7 November, 2014
Homemade clarified butter (ghee)
Angie @ the Novice Gardener, this is for you! At last week’s Fiesta Friday party, she brought up this topic of making ghee. I thought I would post this basic recipe for making ghee at home, something that most Indian households do on a regular basis. Sharing this aromatic, heavenly liquid at this week’s Fiesta party too, co-hosted by Nancy and Loretta.
Ghee or clarified butter has been used for thousands of years and is highly regarded in Ayurveda for its medicinal properties. This is a good article on the ayurvedic benefits. Another article that is useful is here. It also has a longer shelf life than butter since it has zero water in it.
I use ghee to fry spices in some dishes, because of its high smoke point. Traditionally, in south-Indian meals ghee is melted and served with rice as the first thing to eat. It is said that it coats the stomach lining and helps in digestion and absorption of nutrients.
Making ghee at home is very simple and is highly economical. Yes! Even if I start with organic butter, the resultant ghee is half as expensive as what is available in Indian supermarkets. And the taste of fresh ghee is WAY better than those. If you are looking to buy ghee for taste-testing, I recommend the Guru Nanak brand.
Here, I have used 6 sticks of butter which yields about 515 g of ghee.

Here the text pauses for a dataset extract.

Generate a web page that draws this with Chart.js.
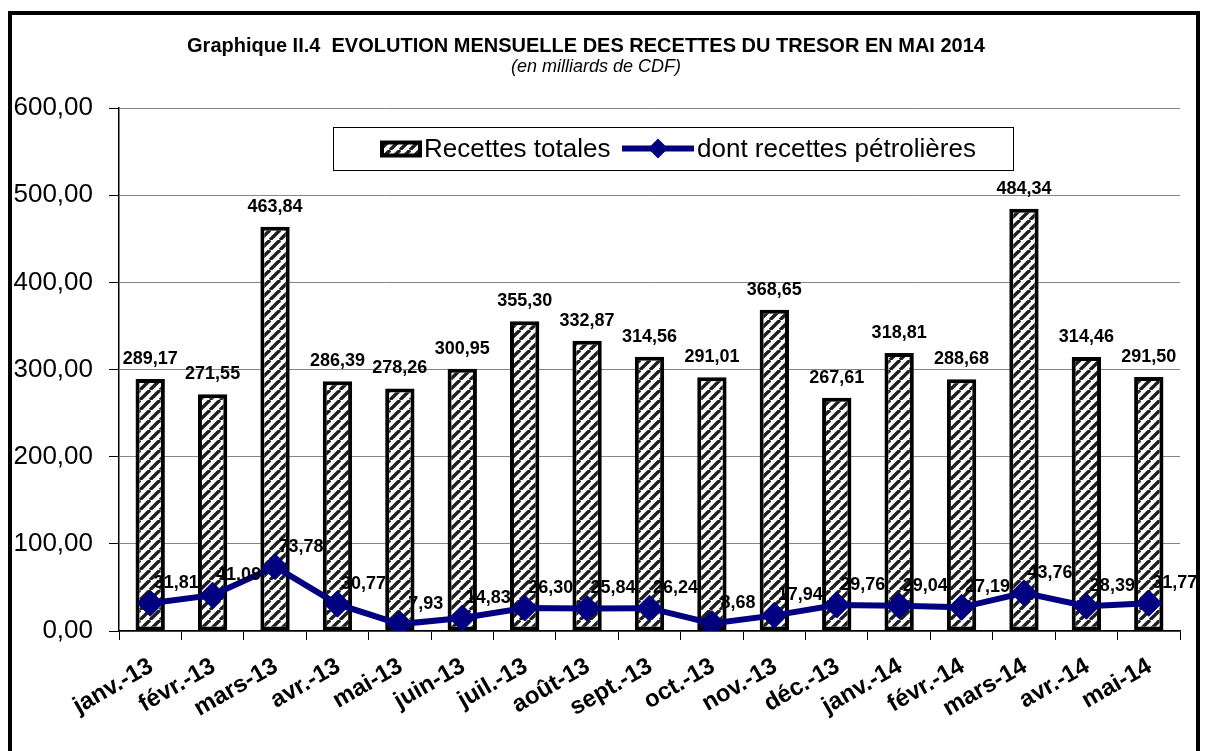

for flavor (optional) : 1. pinch of cumin seeds, one small dried red chilly, one curry leaf.
for quenching: 1/2 tsp. of yogurt
Heat butter in a heavy bottomed pan. When it has completely melted, it froths up as the water starts to escape. At this point, add the spices.
As the water continues to escape, froth dies down slowly. At this point keep monitoring and stirring frequently.
Stir up the solids from the bottom. They look white. Reduce heat to low and monitor closely.
As the froth dies down gradually, keep stirring and looking at the color of the solids. The moment they turn light brown, it is done.
Add the yogurt to “quench” the process, a term used by chemists. It means stopping a reaction by deactivating one of the starting materials. There is a hissing noise at this point. Take it off the heat. Allow solids which are completely brown, to settle.
After it cools, decant the clear liquid into a glass jar. The remaining solids can be combined with some brown sugar and consumed. It is tasty too!
Store at room temperature. Stays fresh for 6-8 weeks.